The frozen food industry operates in one of the most hostile working environments on Earth. Necessarily well below minus 18 degrees, with many facilities at minus 25 degrees, visibility is often reduced by fog or breath, huge mechanical plant is running, and forklifts share space with pedestrians.
For decades, the industry has viewed Safety and Efficiency as two opposing forces.
If you want to be safer, you generally have to slow down. You add more checks, you introduce rigid exclusion zones, you limit shift times. Safety is traditionally viewed as a cost center—a necessary insurance policy that protects staff but taxes productivity.
But a shift in technology is flipping this equation. By digitising the warehouse for efficiency, we are finding that world-class safety features are appearing not as an extra cost, but as a “free bonus.”
The Eyes That Don’t See Faces
The biggest barrier to adopting digital monitoring in warehouses has always been the “Big Brother” fear. No worker wants a camera watching their every move, and GDPR regulations make recording people a legal minefield.

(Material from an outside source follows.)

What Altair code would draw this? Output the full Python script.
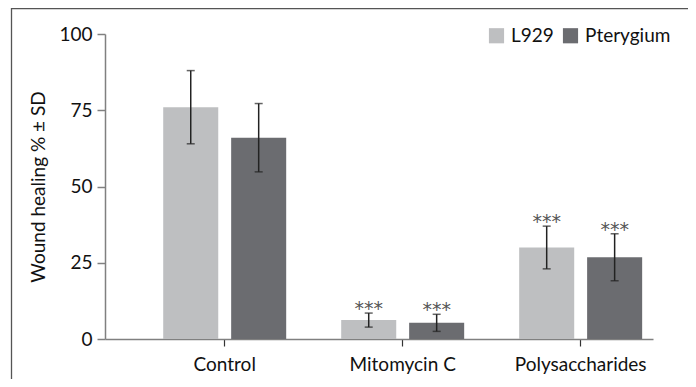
import altair as alt
import pandas as pd

groups = ["Control", "Mitomycin C", "Polysaccharides"]
cells = ["L929", "Pterygium"]
l929_mean = [76.0, 6.2, 30.0]
l929_sd = [12.0, 2.3, 7.0]
pter_mean = [66.0, 5.3, 26.8]
pter_sd = [11.2, 2.8, 7.7]
sig = ["", "***", "***"]

rows = []
for i, g in enumerate(groups):
    rows.append({"group": g, "cell": "L929", "mean": l929_mean[i],
                 "lo": l929_mean[i] - l929_sd[i], "hi": l929_mean[i] + l929_sd[i], "sig": sig[i]})
    rows.append({"group": g, "cell": "Pterygium", "mean": pter_mean[i],
                 "lo": pter_mean[i] - pter_sd[i], "hi": pter_mean[i] + pter_sd[i], "sig": sig[i]})
df = pd.DataFrame(rows)

FONT = "Lato"
FS = 19
light = "#bebfc1"
dark = "#6b6c70"

x = alt.X("group:N", sort=groups,
          scale=alt.Scale(paddingInner=0.309, paddingOuter=0.194, align=0.843),
          axis=alt.Axis(title=None, labelAngle=0, labelFontSize=FS, labelColor="#111",
                        labelFont=FONT, labelPadding=9, tickSize=7, tickColor="#333",
                        tickWidth=1.2, domainColor="#808080", domainWidth=1.5))
xo = alt.XOffset("cell:N", sort=cells, scale=alt.Scale(paddingInner=0.19, paddingOuter=0))
yscale = alt.Scale(domain=[0, 100])

bars = alt.Chart(df).mark_bar().encode(
    x=x, xOffset=xo,
    y=alt.Y("mean:Q", scale=yscale,
            axis=alt.Axis(title="Wound healing % ± SD", values=[0, 25, 50, 75, 100],
                          grid=False, labelFontSize=FS, labelFont=FONT, labelColor="#111",
                          titleFontSize=FS, titleFont=FONT, titleFontWeight="normal",
                          titleColor="#111", titlePadding=10, tickSize=8, tickColor="#808080",
                          tickWidth=1.5, domainColor="#808080", domainWidth=1.5,
                          labelPadding=5)),
    color=alt.Color("cell:N", sort=cells, scale=alt.Scale(domain=cells, range=[light, dark]),
                    legend=alt.Legend(title=None, orient="none", direction="horizontal",
                                      legendX=382, legendY=-8, symbolType="square",
                                      symbolSize=230, symbolStrokeWidth=0,
                                      labelFontSize=FS, labelFont=FONT, labelColor="#111",
                                      labelOffset=5, columnPadding=7)),
)

rules = alt.Chart(df).mark_rule(color="#222", strokeWidth=1.5).encode(
    x=x, xOffset=xo, y=alt.Y("lo:Q", scale=yscale), y2="hi:Q")
cap_hi = alt.Chart(df).mark_tick(color="#222", size=8, thickness=1.5).encode(
    x=x, xOffset=xo, y=alt.Y("hi:Q", scale=yscale))
cap_lo = alt.Chart(df).mark_tick(color="#222", size=8, thickness=1.5).encode(
    x=x, xOffset=xo, y=alt.Y("lo:Q", scale=yscale))
stars = alt.Chart(df).mark_text(font="DejaVu Sans", fontSize=19, color="#555",
                                baseline="alphabetic", dy=2).encode(
    x=x, xOffset=xo, y=alt.Y("hi:Q", scale=yscale), text="sig:N")

frame = alt.Chart(pd.DataFrame({"a": [0]})).mark_rect(
    fillOpacity=0, stroke="#555", strokeWidth=1.3, clip=False).encode(
    x=alt.value(-93.5), x2=alt.value(585.5), y=alt.value(-25.3), y2=alt.value(400))

chart = alt.layer(frame, bars, rules, cap_hi, cap_lo, stars).properties(
    width=548, height=305,
    autosize=alt.AutoSizeParams(type="none"),
    padding={"left": 97, "top": 26, "right": 35, "bottom": 40},
).configure_view(stroke=None)

chart.save("out.html", embed_options={"renderer": "svg", "actions": False})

Darkonium have solved this through a “Skeletonisation” process . In this setup, the AI system processes the video feed instantly and discards the image of the person. Instead, it extracts a simple “stick figure” representation of their joints and movements.
It doesn’t know who the worker is; it only knows how the worker is moving.
This technology was originally developed to detect fallen passengers on buses, but it’s also a lifesaver in a freezer.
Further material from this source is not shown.